WHAT NEEDS TO BE DONE -
Repeat exactly the lines running from the first line of the data to the line containing "import seaborn as sns", both ends included, and nothing else; drop the pictures.

DATASET ROWS -
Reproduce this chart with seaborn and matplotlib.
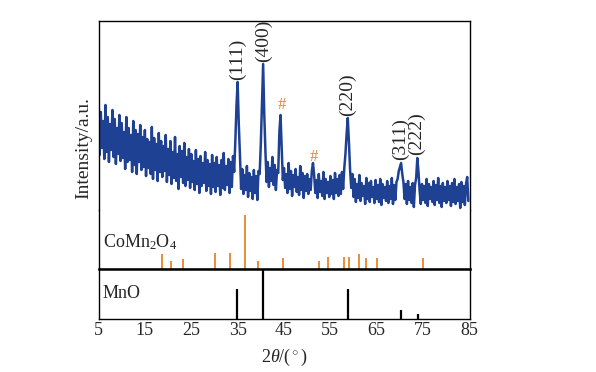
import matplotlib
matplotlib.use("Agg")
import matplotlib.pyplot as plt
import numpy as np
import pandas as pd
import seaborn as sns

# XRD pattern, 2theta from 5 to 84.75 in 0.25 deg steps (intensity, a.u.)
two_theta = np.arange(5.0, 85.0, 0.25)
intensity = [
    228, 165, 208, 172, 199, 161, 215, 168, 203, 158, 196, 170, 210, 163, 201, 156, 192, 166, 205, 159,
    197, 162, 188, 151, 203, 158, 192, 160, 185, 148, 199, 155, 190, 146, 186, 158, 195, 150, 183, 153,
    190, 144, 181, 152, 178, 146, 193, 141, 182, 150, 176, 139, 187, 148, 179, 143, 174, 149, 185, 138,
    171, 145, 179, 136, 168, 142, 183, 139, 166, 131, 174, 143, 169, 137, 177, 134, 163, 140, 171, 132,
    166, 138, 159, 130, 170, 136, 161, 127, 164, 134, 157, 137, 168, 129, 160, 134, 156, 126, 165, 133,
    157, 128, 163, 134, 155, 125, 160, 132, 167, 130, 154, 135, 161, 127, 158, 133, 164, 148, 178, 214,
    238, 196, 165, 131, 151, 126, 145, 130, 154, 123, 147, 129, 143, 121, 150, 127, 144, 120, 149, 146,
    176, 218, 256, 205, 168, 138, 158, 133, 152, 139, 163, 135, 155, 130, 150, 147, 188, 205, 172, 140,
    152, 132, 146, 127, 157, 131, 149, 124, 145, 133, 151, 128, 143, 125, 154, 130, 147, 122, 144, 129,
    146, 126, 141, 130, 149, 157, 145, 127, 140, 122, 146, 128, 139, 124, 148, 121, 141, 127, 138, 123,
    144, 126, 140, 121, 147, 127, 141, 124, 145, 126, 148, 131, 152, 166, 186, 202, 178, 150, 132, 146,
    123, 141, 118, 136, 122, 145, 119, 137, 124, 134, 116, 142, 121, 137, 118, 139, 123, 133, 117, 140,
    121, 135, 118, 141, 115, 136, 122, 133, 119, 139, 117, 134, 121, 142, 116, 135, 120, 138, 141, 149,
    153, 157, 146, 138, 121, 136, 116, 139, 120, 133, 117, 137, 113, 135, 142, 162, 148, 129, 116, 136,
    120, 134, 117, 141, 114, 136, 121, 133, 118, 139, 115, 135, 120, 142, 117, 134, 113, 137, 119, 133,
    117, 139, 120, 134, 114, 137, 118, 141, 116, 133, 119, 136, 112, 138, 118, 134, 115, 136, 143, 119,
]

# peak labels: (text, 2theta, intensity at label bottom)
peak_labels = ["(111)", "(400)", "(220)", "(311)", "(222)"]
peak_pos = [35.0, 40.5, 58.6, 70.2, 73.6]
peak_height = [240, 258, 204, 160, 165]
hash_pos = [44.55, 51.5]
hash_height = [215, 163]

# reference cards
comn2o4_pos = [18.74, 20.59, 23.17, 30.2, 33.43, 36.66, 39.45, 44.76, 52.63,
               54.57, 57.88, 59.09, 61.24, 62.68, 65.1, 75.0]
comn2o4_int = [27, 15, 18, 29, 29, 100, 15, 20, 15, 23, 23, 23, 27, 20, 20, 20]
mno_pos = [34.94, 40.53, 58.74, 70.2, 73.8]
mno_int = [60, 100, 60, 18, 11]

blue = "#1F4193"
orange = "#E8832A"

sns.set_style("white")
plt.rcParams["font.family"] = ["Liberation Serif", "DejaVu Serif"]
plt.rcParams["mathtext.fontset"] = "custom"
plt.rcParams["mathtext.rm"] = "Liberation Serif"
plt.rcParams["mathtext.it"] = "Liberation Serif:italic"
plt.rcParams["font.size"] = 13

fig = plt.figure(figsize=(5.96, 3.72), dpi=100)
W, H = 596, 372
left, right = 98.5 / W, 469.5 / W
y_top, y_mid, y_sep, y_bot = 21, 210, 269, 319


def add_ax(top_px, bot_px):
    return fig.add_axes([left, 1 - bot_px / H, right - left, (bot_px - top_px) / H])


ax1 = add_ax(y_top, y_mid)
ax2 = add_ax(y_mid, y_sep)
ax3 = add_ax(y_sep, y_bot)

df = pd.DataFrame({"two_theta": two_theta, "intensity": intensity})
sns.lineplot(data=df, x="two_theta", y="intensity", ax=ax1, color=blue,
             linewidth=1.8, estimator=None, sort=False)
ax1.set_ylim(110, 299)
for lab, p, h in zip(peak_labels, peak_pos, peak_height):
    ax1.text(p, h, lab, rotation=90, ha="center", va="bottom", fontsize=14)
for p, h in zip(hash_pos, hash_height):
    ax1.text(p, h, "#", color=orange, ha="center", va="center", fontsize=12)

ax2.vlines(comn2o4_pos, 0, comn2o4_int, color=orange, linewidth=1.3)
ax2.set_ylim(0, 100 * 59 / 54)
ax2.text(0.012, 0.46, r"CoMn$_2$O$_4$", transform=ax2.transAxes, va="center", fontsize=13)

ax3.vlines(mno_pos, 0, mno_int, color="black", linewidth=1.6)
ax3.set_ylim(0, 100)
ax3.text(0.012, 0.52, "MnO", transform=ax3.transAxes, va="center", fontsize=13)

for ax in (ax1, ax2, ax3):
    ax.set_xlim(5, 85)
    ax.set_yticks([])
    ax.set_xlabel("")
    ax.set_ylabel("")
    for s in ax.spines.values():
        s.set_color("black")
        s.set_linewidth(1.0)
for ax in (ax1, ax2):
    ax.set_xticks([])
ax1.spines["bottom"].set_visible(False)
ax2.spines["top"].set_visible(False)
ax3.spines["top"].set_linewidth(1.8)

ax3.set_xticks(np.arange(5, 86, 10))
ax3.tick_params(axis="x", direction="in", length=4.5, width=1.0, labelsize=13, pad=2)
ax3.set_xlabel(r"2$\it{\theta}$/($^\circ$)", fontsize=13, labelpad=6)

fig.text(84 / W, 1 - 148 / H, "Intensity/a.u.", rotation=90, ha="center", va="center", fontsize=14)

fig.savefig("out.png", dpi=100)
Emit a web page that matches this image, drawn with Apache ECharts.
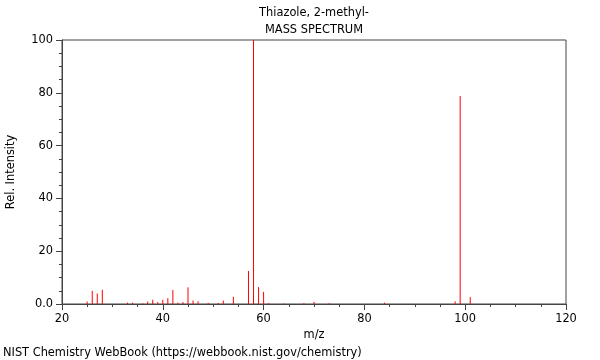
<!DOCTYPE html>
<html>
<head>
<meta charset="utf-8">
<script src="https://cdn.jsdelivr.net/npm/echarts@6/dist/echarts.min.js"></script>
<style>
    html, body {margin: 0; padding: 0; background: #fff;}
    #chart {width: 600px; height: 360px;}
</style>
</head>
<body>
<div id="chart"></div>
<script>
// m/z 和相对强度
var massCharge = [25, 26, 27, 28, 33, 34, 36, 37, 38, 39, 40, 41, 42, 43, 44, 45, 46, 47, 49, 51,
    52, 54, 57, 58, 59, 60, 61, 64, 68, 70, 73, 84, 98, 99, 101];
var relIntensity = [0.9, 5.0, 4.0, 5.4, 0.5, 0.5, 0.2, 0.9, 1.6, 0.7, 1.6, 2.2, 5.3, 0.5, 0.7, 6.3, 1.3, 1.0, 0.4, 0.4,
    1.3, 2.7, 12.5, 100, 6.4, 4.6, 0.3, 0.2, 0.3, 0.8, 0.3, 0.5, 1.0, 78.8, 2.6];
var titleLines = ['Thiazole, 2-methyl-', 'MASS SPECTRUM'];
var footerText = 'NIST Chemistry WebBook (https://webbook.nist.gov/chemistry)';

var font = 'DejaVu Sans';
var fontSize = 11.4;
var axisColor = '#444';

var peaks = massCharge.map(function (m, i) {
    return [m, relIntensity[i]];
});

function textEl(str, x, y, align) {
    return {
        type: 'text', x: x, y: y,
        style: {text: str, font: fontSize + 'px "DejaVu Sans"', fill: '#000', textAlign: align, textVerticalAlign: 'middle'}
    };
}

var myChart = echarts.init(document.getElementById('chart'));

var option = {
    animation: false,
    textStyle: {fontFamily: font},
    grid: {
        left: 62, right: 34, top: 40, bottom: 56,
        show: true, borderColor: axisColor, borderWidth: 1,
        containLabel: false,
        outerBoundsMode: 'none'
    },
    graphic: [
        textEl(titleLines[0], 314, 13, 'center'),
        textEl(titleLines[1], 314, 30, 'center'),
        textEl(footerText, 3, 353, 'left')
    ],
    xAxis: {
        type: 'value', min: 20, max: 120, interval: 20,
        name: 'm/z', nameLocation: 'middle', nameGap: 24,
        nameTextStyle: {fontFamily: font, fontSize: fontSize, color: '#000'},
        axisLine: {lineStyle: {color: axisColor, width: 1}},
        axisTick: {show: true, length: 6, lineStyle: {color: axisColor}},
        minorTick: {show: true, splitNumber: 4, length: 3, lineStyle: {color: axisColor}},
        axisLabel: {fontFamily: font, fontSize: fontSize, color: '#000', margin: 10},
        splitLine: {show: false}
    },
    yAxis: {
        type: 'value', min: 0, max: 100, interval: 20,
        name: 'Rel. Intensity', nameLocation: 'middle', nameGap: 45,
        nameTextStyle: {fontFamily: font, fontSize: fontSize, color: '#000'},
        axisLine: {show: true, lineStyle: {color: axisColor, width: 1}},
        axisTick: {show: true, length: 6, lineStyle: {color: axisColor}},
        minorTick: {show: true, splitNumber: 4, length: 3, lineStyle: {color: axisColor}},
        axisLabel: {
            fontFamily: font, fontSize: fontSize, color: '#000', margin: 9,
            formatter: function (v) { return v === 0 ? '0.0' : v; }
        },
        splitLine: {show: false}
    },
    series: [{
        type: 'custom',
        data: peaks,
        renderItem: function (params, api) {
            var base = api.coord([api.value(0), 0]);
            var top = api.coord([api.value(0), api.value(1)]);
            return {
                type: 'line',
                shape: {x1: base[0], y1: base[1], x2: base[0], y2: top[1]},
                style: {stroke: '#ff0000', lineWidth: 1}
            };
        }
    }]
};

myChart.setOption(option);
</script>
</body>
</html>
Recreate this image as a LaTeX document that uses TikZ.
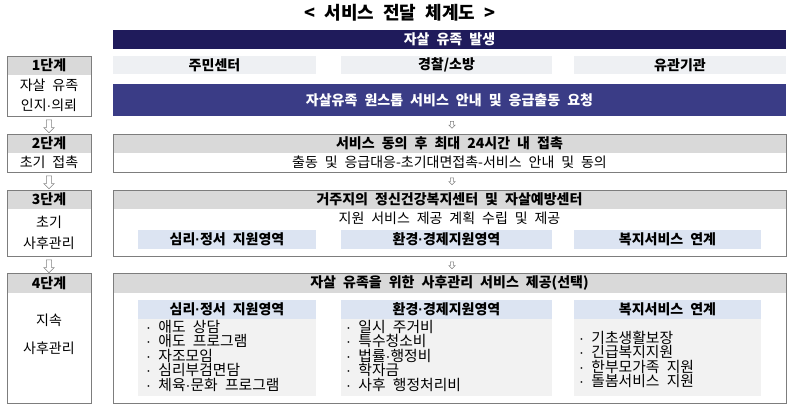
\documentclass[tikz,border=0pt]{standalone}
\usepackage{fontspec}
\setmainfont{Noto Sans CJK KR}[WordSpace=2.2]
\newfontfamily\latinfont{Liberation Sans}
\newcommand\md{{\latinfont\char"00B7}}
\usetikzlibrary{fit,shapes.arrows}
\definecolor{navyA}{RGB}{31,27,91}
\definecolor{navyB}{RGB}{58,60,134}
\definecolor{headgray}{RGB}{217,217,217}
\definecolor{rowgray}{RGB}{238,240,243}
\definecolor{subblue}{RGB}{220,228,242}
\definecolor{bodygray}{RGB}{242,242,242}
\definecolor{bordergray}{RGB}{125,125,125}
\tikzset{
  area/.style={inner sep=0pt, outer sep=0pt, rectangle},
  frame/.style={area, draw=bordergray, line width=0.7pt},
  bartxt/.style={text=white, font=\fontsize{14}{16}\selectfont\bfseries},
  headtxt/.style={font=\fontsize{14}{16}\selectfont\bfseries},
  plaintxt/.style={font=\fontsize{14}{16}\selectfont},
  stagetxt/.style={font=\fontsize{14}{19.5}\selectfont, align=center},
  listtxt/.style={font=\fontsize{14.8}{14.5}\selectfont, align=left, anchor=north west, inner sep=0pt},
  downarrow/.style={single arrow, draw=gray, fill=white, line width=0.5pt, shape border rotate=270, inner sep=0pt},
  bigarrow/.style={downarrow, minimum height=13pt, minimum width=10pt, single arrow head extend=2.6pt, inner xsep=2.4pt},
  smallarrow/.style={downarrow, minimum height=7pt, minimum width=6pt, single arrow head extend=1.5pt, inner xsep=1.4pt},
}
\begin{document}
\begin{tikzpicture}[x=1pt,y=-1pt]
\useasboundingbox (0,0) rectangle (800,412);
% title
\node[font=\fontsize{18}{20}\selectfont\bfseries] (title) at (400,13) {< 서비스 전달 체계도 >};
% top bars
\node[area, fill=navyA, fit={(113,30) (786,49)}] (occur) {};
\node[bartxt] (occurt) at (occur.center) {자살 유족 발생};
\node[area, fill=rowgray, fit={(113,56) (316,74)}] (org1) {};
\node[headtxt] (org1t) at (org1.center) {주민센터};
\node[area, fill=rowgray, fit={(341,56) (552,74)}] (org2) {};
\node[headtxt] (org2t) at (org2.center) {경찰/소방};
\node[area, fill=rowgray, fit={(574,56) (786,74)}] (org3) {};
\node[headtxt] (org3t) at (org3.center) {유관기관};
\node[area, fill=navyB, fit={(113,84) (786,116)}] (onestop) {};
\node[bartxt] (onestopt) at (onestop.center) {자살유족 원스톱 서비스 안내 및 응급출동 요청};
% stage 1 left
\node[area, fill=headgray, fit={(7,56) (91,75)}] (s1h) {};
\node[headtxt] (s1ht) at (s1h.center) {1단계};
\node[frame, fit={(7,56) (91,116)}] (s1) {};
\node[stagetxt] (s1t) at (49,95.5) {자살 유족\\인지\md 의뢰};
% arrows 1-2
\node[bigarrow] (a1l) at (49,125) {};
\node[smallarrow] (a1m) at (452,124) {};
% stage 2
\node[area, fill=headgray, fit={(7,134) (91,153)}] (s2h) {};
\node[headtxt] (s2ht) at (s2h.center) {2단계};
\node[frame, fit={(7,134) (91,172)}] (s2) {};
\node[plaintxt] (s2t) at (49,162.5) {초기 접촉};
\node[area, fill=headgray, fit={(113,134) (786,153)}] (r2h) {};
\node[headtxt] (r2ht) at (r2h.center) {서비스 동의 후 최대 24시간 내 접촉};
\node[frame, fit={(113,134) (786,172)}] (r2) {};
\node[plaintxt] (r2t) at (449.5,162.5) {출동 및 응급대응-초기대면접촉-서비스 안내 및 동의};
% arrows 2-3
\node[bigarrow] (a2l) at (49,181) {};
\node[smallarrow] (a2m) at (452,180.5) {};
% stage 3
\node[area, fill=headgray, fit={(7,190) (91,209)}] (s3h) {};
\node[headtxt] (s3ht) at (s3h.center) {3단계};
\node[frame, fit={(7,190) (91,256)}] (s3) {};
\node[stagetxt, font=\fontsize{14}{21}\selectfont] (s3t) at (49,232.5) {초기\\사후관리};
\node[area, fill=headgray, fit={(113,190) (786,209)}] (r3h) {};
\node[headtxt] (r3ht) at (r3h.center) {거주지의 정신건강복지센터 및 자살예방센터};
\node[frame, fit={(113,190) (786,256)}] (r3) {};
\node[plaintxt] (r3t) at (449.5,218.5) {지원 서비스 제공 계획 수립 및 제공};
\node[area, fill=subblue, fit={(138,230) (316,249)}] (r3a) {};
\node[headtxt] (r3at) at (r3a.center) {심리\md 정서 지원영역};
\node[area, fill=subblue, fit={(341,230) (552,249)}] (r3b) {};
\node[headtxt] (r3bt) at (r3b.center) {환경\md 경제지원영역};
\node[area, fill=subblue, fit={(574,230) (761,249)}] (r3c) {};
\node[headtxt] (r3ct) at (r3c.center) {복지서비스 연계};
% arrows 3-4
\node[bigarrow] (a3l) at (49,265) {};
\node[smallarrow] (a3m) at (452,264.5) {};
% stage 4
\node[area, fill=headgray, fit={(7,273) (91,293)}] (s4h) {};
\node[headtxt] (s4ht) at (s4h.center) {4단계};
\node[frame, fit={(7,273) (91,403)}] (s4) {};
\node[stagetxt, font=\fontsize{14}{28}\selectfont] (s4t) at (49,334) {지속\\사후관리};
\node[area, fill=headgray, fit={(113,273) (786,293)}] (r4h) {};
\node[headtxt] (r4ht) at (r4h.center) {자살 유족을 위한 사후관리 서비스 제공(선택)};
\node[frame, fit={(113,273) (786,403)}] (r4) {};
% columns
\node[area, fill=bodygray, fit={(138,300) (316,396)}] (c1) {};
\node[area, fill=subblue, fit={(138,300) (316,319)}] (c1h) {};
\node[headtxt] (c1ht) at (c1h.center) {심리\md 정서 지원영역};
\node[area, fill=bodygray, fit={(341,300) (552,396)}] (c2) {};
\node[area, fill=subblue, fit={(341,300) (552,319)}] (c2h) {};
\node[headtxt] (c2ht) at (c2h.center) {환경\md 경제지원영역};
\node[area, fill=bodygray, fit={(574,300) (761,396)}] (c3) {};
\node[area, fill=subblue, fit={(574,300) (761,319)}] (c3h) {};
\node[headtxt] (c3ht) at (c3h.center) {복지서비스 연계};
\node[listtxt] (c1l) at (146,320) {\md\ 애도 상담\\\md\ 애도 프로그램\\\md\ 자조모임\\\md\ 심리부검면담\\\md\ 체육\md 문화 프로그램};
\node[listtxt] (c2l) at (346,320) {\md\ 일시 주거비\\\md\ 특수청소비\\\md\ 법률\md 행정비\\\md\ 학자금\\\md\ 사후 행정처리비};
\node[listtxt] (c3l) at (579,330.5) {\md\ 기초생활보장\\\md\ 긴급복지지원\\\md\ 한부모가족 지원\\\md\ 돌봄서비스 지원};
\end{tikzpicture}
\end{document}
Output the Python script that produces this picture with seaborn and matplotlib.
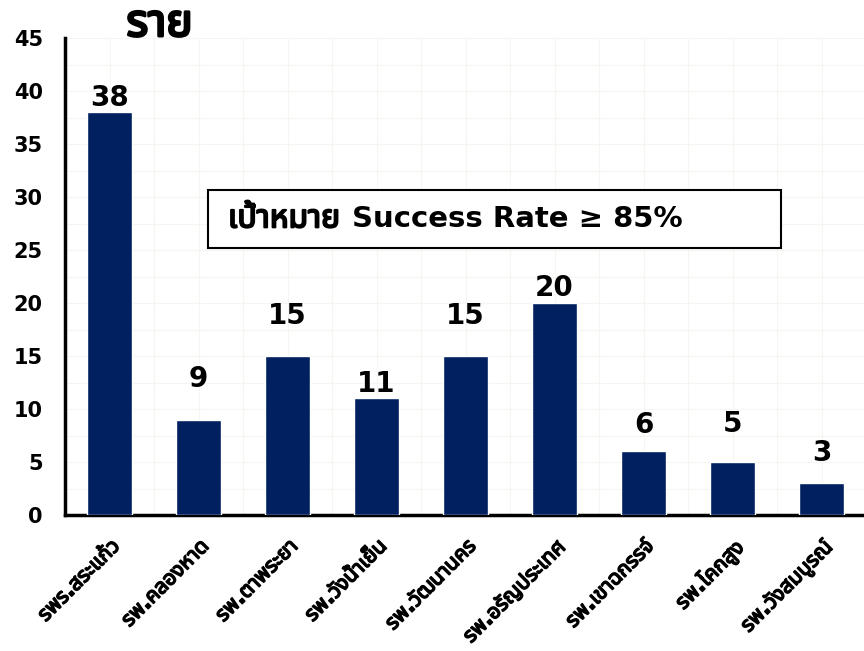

FINISHED ANSWER -
Reproduce this chart with seaborn and matplotlib.
import matplotlib
matplotlib.use("Agg")
import matplotlib.pyplot as plt
import numpy as np
import pandas as pd
import seaborn as sns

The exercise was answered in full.